Marié à une ressortissante turque, Hemche a transité par la Belgique, L’Espagne et la Turquie avant de s’installer en Algérie où il s’adonnait à un petit business entre Alger et Oran.
L’arrivée aux affaires de Chakib Khelil comme ministre de l’Energie et des Mines à la fin de l’année 1999 lui offre l’opportunité de connaitre une promotion aussi étrange que fulgurante. D’abord conseiller du ministre, responsable de la cellule marketing à Sonatrach, il devient progressivement un homme influent au sein de cette compagnie au point ou il s’est vu propulser comme chef de cabinet du PDG Mohamed Meziane.

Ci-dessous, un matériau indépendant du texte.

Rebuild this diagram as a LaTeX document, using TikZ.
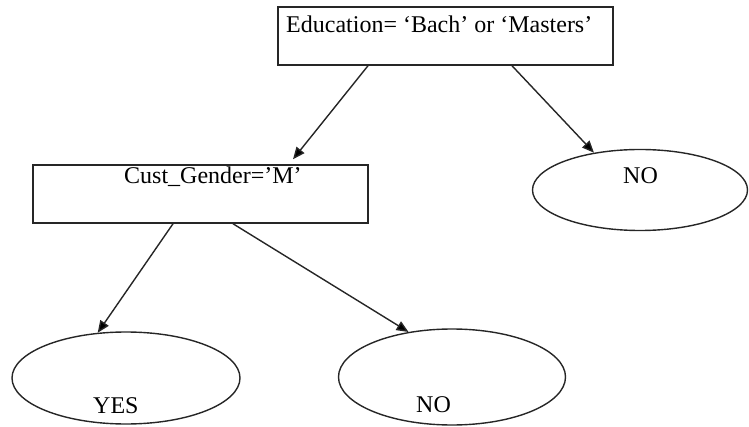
\documentclass[tikz,border=0pt]{standalone}
\usepackage{fontspec}
\setmainfont{Liberation Serif}
\usetikzlibrary{shapes.geometric}
\usetikzlibrary{arrows.meta}

\begin{document}
\begin{tikzpicture}[
                x=1pt, y=-1pt,
                testbox/.style={draw=black!85, line width=1.5pt, rectangle,
                    minimum width=335pt, minimum height=58pt, inner sep=0pt},
                leafnode/.style={draw=black!85, line width=1.4pt, ellipse, inner sep=0pt},
                labeltext/.style={anchor=base west, inner sep=0pt,
                    font=\fontsize{24}{28}\selectfont},
                branch/.style={draw=black!85, line width=1.4pt,
                    -{Triangle[length=12pt, width=10pt, fill=black]}} ]

            \useasboundingbox (0,0) rectangle (749,427);

            % decision boxes
            \node[testbox] (edu) at (445.5,36) {};
            \node[testbox] (cust) at (200.5,194) {};

            % leaves
            \node[leafnode, minimum width=215pt, minimum height=81pt] (noright) at (640,190) {};
            \node[leafnode, minimum width=228pt, minimum height=92pt] (yes) at (126,378) {};
            \node[leafnode, minimum width=227pt, minimum height=96pt] (noleft) at (452,377) {};

            % texts
            \node[labeltext] (edutext) at (286,33) {Education= ‘Bach’ or ‘Masters’};
            \node[labeltext] (custtext) at (124,184) {Cust\_Gender=’M’};
            \node[labeltext] (norighttext) at (623,184) {NO};
            \node[labeltext] (yestext) at (93,413) {YES};
            \node[labeltext] (nolefttext) at (416,412) {NO};

            % branches
            \draw[branch] ([xshift=-77.5pt]edu.south) -- ([xshift=92.5pt, yshift=5pt]cust.north);
            \draw[branch] ([xshift=66.5pt]edu.south) -- (noright.141);
            \draw[branch] ([xshift=-27.5pt]cust.south) -- (yes.122);
            \draw[branch] ([xshift=32.5pt]cust.south) -- (noleft.134);
        \end{tikzpicture}
\end{document}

Placé au cœur de cette compagnie pétrolière, Hemche y faisait la pluie et le beau temps.
Qu’importe si son expertise dans le secteur du pétrole et du gaz faisait défaut, l’essentiel résidait dans les relations très amicales qu’il entretenait avec Chakib Khelil.
Jusque là confiné à la discrétion, le nom de Réda Hemche apparait publiquement en 2003 dans l’affaire du nouveau siège du ministère de l’Energie, situé prés de la résidence Chaabani, à Hydra. Ces deux tours avaient été acquises à l’état inachevé par Sonatrach avant que celle-ci ne confie le marché de leur réalisation à BRC.
Aussi bien au cours des interrogatoires effectués par les officiers du DRS à l’automne 2009 avec les cadres de Sonatrach que lors des auditions faites par le juge d’instruction du tribunal de Sidi Mhamed, Réda Hemche a été souvent cité comme étant le « cerveau » des affaires de malversation présumées pour lesquelles est aujourd’hui poursuivi le staff dirigeant de la compagnie pétrolière.
Des informations parues dans la presse algérienne révélaient qu’un mandat d’arrêt international a été émis contre l’intéressé, mais aucune autorité judiciaire n’a confirmé l’existence de ce mandat.